Boudreau estimates that currently about 65 percent of I-hotel hotels are providing the service as an amenity. He expects that to go to 70 or 75 percent over the next year. Where they are charging -- often because the chain mandates that they do -- local managers want to be able to make decisions on a guest by guest basis so they can provide service free to regular customers.

"The latest trend," Boudreau says, "is that it's free for the guest rooms, but there's a daily charge for the meeting and conference rooms."

Even with an airtight business model, I-hotel was still a small start-up with little market credibility compared to formidable competitors such as telco Bell Canada, which markets the Data Valet solution licensed from Travelnet Technologies, and Spotnik Mobile, which is backed by Canada's number two telco, Telus.

I-hotel got its big break when another Quebec company, Videotron, a virtual monopoly provider of cable TV services in the province, decided I-hotel was just what it needed to help sell its high-speed Internet services into the hotel market. Videotron later made introductions to Cogeco.

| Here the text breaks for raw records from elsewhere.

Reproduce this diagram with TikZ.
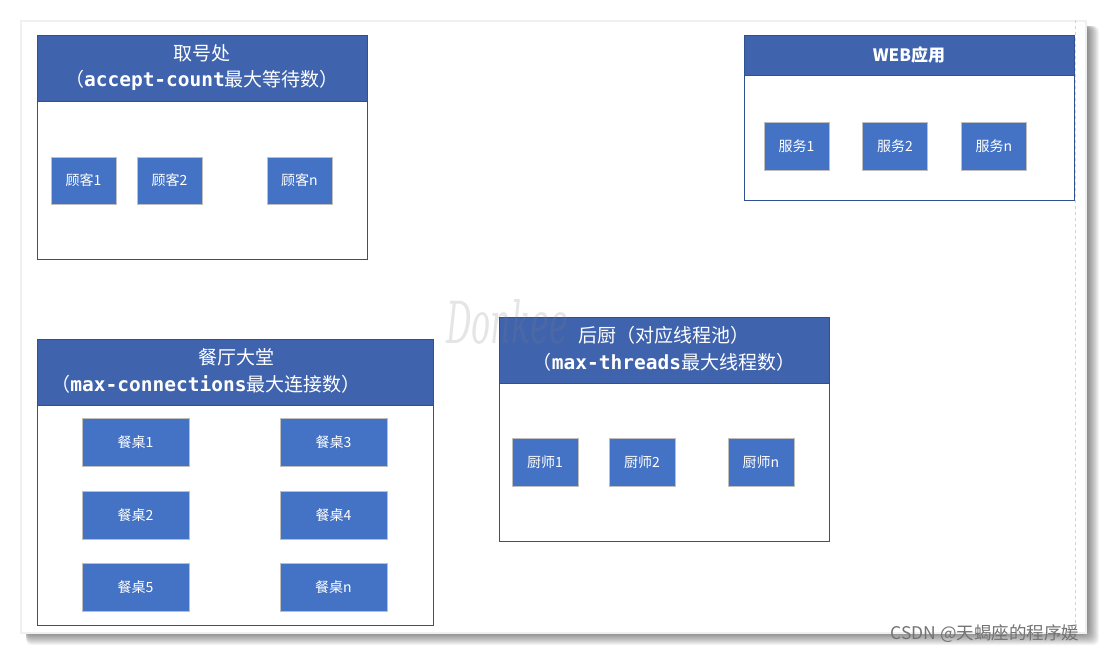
\documentclass[tikz,border=0pt]{standalone}
\usepackage{fontspec}
\setmainfont{Noto Sans CJK SC}
\setmonofont{DejaVu Sans Mono}
\newfontfamily\wmfont{DejaVu Serif}
\definecolor{hdrblue}{HTML}{3F63AD}
\definecolor{edgeblue}{HTML}{2F528F}
\definecolor{itemblue}{HTML}{4472C4}
\definecolor{itemedge}{HTML}{BFBFBF}
\tikzset{
  panel/.style={fill=white, draw=gray!12, line width=1.5pt},
  grp/.style={draw=edgeblue, fill=white, line width=0.9pt, inner sep=0pt},
  hdr/.style={draw=edgeblue, fill=hdrblue, line width=0.9pt, inner sep=0pt},
  ttl/.style={text=white, font=\fontsize{19}{22}\selectfont, inner sep=0pt},
  item/.style={draw=itemedge, fill=itemblue, line width=0.9pt, text=white,
    font=\fontsize{14}{16}\selectfont, inner sep=0pt},
}
\newcommand{\mc}[1]{{\fontsize{19.5}{22}\ttfamily\bfseries #1}}
\begin{document}
\begin{tikzpicture}[x=1pt, y=-1pt]
\useasboundingbox (0,0) rectangle (1107,654);
\fill[white] (0,0) rectangle (1107,654);
% shadow
\foreach \i in {1,...,14}{
  \fill[black, opacity=0.045, rounded corners=6pt] (26,26) rectangle (1085+\i, 631+\i);
}
\node[panel, minimum width=1065pt, minimum height=612pt, anchor=north west] (panel) at (20,20) {};
\draw[gray!35, dashed, line width=0.5pt] (1075,20) -- (1075,632);

% group 1: 取号处
\node[grp, minimum width=330pt, minimum height=224pt] (g1) at (202,147) {};
\node[hdr, minimum width=330pt, minimum height=66pt] (h1) at (202,68) {};
\node[ttl] (t1a) at (202,53) {取号处};
\node[ttl] (t1b) at (202,80) {（\mc{accept-count}最大等待数）};
\node[item, minimum width=65pt, minimum height=47pt] (c1) at (83.5,180.5) {顾客1};
\node[item, minimum width=65pt, minimum height=47pt] (c2) at (169.5,180.5) {顾客2};
\node[item, minimum width=65pt, minimum height=47pt] (cn) at (299.5,180.5) {顾客n};

% group 2: WEB应用
\node[grp, minimum width=330pt, minimum height=165pt] (g2) at (909,117.5) {};
\node[hdr, minimum width=330pt, minimum height=40pt] (h2) at (909,55) {};
\node[ttl, font=\fontsize{17}{20}\selectfont\bfseries] (t2) at (909,55) {WEB应用};
\node[item, minimum width=65pt, minimum height=48pt] (s1) at (796.5,146) {服务1};
\node[item, minimum width=65pt, minimum height=48pt] (s2) at (895,146) {服务2};
\node[item, minimum width=65pt, minimum height=48pt] (sn) at (994,146) {服务n};

% group 3: 餐厅大堂
\node[grp, minimum width=396pt, minimum height=286pt] (g3) at (235,482) {};
\node[hdr, minimum width=396pt, minimum height=66pt] (h3) at (235,372) {};
\node[ttl] (t3a) at (236,357) {餐厅大堂};
\node[ttl] (t3b) at (206,384) {（\mc{max-connections}最大连接数）};
\node[item, minimum width=107pt, minimum height=48pt] (d1) at (135.5,442) {餐桌1};
\node[item, minimum width=107pt, minimum height=48pt] (d3) at (333.5,442) {餐桌3};
\node[item, minimum width=107pt, minimum height=48pt] (d2) at (135.5,515) {餐桌2};
\node[item, minimum width=107pt, minimum height=48pt] (d4) at (333.5,515) {餐桌4};
\node[item, minimum width=107pt, minimum height=48pt] (d5) at (135.5,587) {餐桌5};
\node[item, minimum width=107pt, minimum height=48pt] (dn) at (333.5,587) {餐桌n};

% group 4: 后厨
\node[grp, minimum width=330pt, minimum height=224pt] (g4) at (664,429) {};
\node[hdr, minimum width=330pt, minimum height=66pt] (h4) at (664,350) {};
\node[ttl] (t4a) at (664,335) {后厨（对应线程池）};
\node[ttl] (t4b) at (664,362) {（\mc{max-threads}最大线程数）};
\node[item, minimum width=66pt, minimum height=48pt] (k1) at (545,462) {厨师1};
\node[item, minimum width=66pt, minimum height=48pt] (k2) at (642,462) {厨师2};
\node[item, minimum width=66pt, minimum height=48pt] (kn) at (761,462) {厨师n};

% watermarks
\node[text=gray, opacity=0.2, font=\wmfont\itshape\fontsize{58}{58}\selectfont, inner sep=0pt, xscale=0.55, anchor=west] (wm) at (446,322) {Donkee};
\node[text=black!55, font=\fontsize{17.5}{20}\selectfont, inner sep=0pt] (csdn) at (985,634) {CSDN @天蝎座的程序媛};
\end{tikzpicture}
\end{document}
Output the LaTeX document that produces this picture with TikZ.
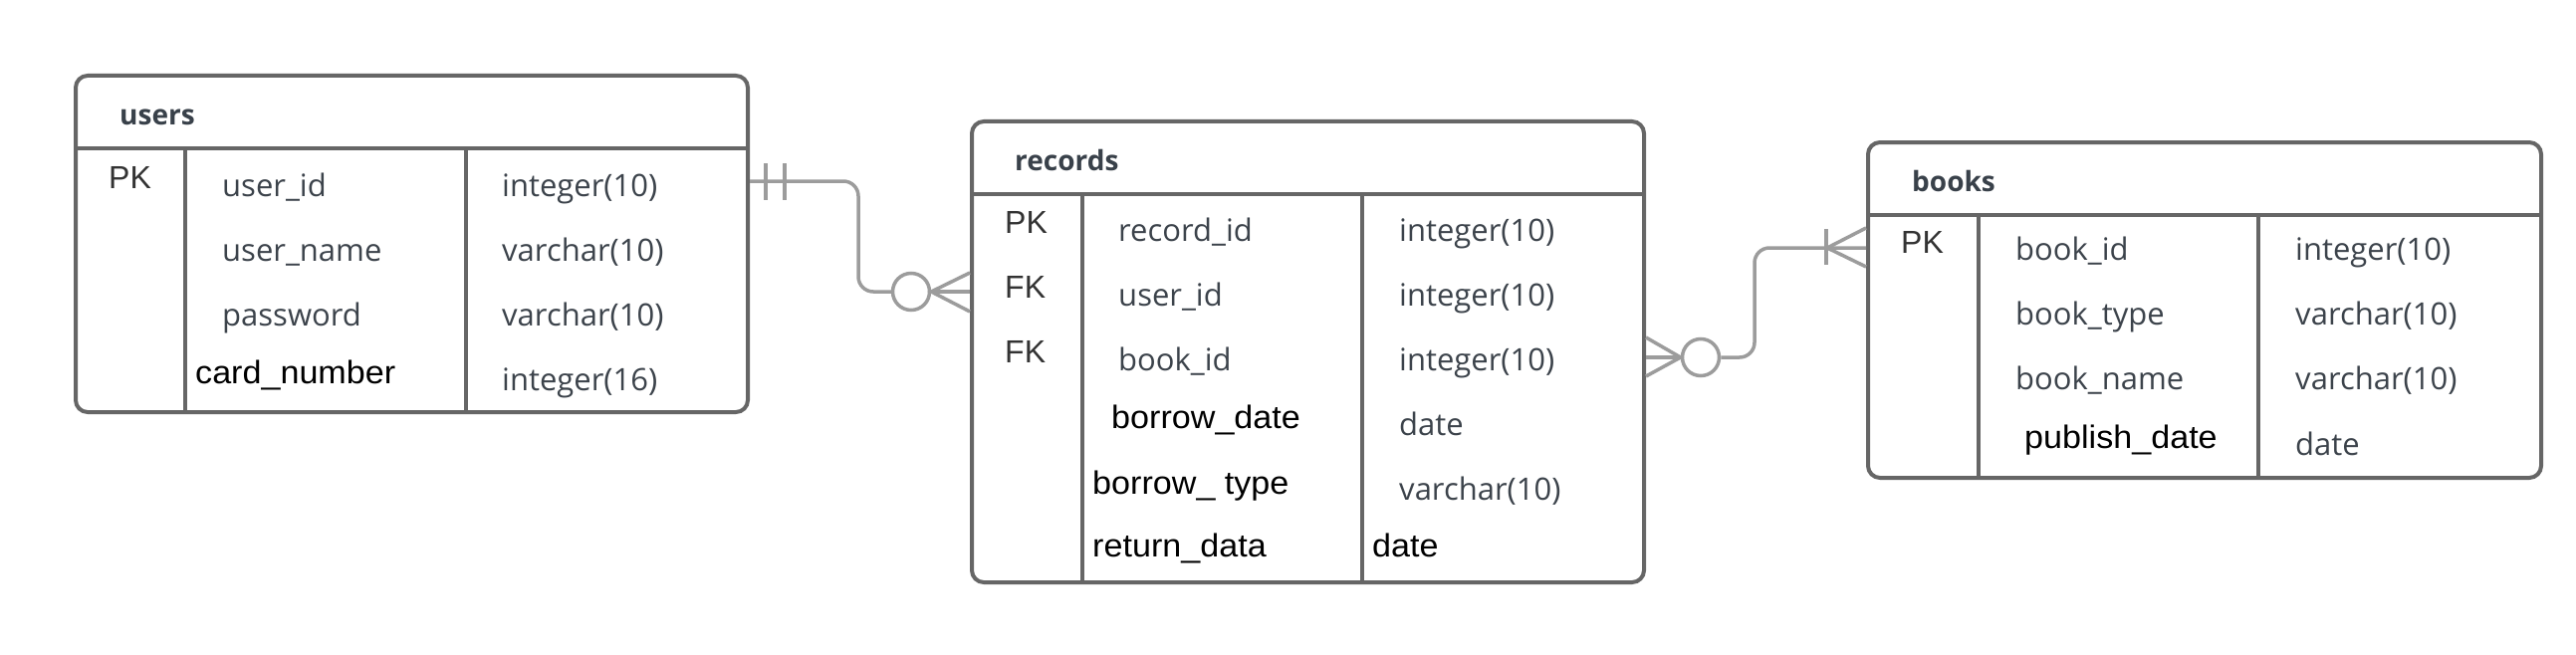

The two cable companies are now exclusive distributors of the I-hotel solution in their trading territories. In areas where neither operates, I-hotel sells direct to independent hotels, chains or management companies and makes deals with local or regional service providers for Internet access.

"That was the push we needed," Boudreau says of the Videotron partnership deal. "It gave us the credibility we were lacking initially. Now we can compete with Telus and Bell."

Has I-hotel found the magic formula for selling hotels on Wi-Fi and also making money at it? Maybe. Revenues for the company's first fiscal year, just ended, were over $770,000 -- "which is phenomenal for a first year," Boudreau says. I-hotel is on track to post sales in excess of $1.8 million this year. It expects to have 150 to 160 properties up and running by June 30, 2005.

The grand plan is to first consolidate the company's position in eastern Canada. Most of its properties are currently in its home province of Quebec, with a growing number in nearby Ontario and a few in Nova Scotia on the east coast.

Then it will strike out for the west -- and the U.S., where Boudreau says it has already garnered some interest from chains that have properties in Canada using its solution.